2011年2月10日木曜日

野村ボヤキ語録(角川書店)

著者:野村克也 出版社:角川書店 発行年:2011年 本体価格:724円
人間を動かすのには3つの要素があるという。「論理」「利害」「感情」の3つ。ビジネスパーソンのほとんどは「利害」で動くのではないかと思うが、やり手のコンサルタントや職人などはむしろ「感情」で動くことのほうが多いかもしれない。また学者や研究者は「論理」で動くこともあるだろう。かつての阪神タイガースで新庄選手に対しては野村監督は「感情」にうったえてモチベーションを高めようとしたというエピソードが紹介されている。成功したかどうかはともかく、「論理」や「利害」では動かない選手だ…という洞察はあたっていたようだ。また野球のコーチなどの指導力を高めるのに「過去の成功体験だけではだめ」。ではどうすればいいのかというと「アレンジ力をつけよ」というアドバイスをする。
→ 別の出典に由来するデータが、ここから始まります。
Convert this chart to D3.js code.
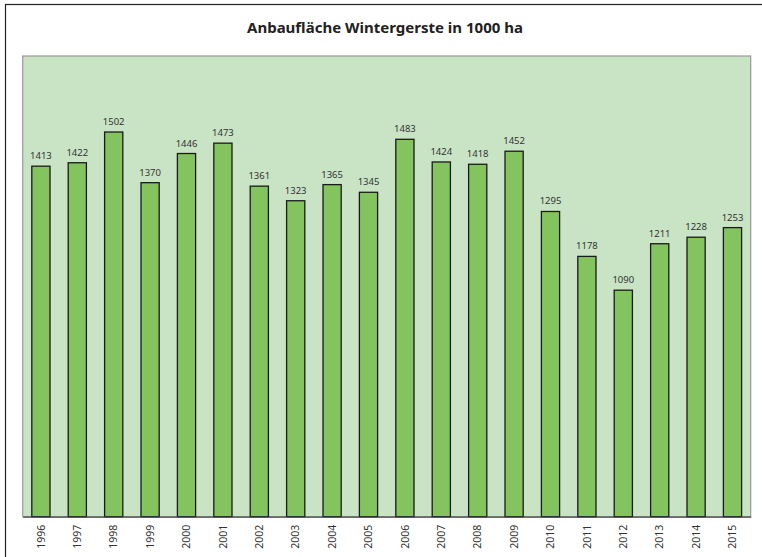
<!doctype html>
<html lang="de">
<head>
  <meta charset="utf-8">
  <title>Anbaufläche Wintergerste</title>
  <style>
    body { margin: 0; background: #fff; }
    text { font-family: "Noto Sans", "Open Sans", sans-serif; }
  </style>
</head>
<body>
<svg id="chart"></svg>
<script src="https://d3js.org/d3.v7.min.js"></script>
<script>
var years = ["1996","1997","1998","1999","2000","2001","2002","2003","2004","2005",
             "2006","2007","2008","2009","2010","2011","2012","2013","2014","2015"];
var flaeche = [1413,1422,1502,1370,1446,1473,1361,1323,1365,1345,
               1483,1424,1418,1452,1295,1178,1090,1211,1228,1253];

var width = 762, height = 557;
var plot = {left: 22.7, top: 56, right: 750.7, bottom: 516.7};

var svg = d3.select("#chart")
  .attr("width", width)
  .attr("height", height);

// outer frame (only top and left visible in the picture)
svg.append("rect")
  .attr("x", 5.5).attr("y", 4.5)
  .attr("width", 800).attr("height", 600)
  .attr("fill", "#fff")
  .attr("stroke", "#222")
  .attr("stroke-width", 1.2);

svg.append("text")
  .attr("x", 385).attr("y", 33)
  .attr("text-anchor", "middle")
  .style("font-size", "15px")
  .style("font-weight", "bold")
  .attr("fill", "#222")
  .text("Anbaufläche Wintergerste in 1000 ha");

svg.append("rect")
  .attr("x", plot.left).attr("y", plot.top)
  .attr("width", plot.right - plot.left)
  .attr("height", plot.bottom - plot.top)
  .attr("fill", "#c8e4c4")
  .attr("stroke", "#999")
  .attr("stroke-width", 1.2);

var x = d3.scaleBand()
  .domain(years)
  .range([plot.left, plot.right])
  .paddingInner(0.5)
  .paddingOuter(0.25);

var y = d3.scaleLinear()
  .domain([500, 1700])
  .range([plot.bottom, plot.top]);

svg.selectAll("rect.bar").data(flaeche)
  .enter()
  .append("rect")
  .attr("class", "bar")
  .attr("x", function(d, i) { return x(years[i]); })
  .attr("y", function(d) { return y(d); })
  .attr("width", x.bandwidth())
  .attr("height", function(d) { return plot.bottom - y(d); })
  .attr("fill", "#84c45e")
  .attr("stroke", "#1a1a1a")
  .attr("stroke-width", 1.3);

svg.selectAll("text.val").data(flaeche)
  .enter()
  .append("text")
  .attr("class", "val")
  .attr("x", function(d, i) { return x(years[i]) + x.bandwidth() / 2; })
  .attr("y", function(d) { return y(d) - 7; })
  .attr("text-anchor", "middle")
  .style("font-size", "9.5px")
  .attr("fill", "#333")
  .text(function(d) { return d; });

var xAxis = d3.axisBottom(x).tickSize(0).tickPadding(0);
var gx = svg.append("g")
  .attr("transform", "translate(0," + plot.bottom + ")")
  .call(xAxis);
gx.select(".domain").attr("stroke", "#444").attr("stroke-width", 1.2);
gx.selectAll("text")
  .attr("transform", "rotate(-90)")
  .attr("x", -8)
  .attr("y", 0)
  .attr("dy", "0.35em")
  .attr("text-anchor", "end")
  .style("font-size", "10.5px")
  .style("font-family", "'Noto Sans', sans-serif")
  .attr("fill", "#333");
</script>
</body>
</html>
過去の経験をそのまま「解説」「実況」するのではなく、そのエッセンスを角度をかえて現代流にアレンジして選手に伝える。それが選手の感性にフィットして、成功体験を高めていくというプラスの流れだ。目標に向かって努力していくのには、それなりに困難な時代ではある(もっとも楽な時代などはこれまでもなかったわけだが)。今の時代に即した努力の方向性を、今の時代に即したエピソードで語り継ぐ「アレンジメント」がなければ野球の監督やコーチも、そして会社のビジネスパーソンも陳腐化した存在になるのかもしれない。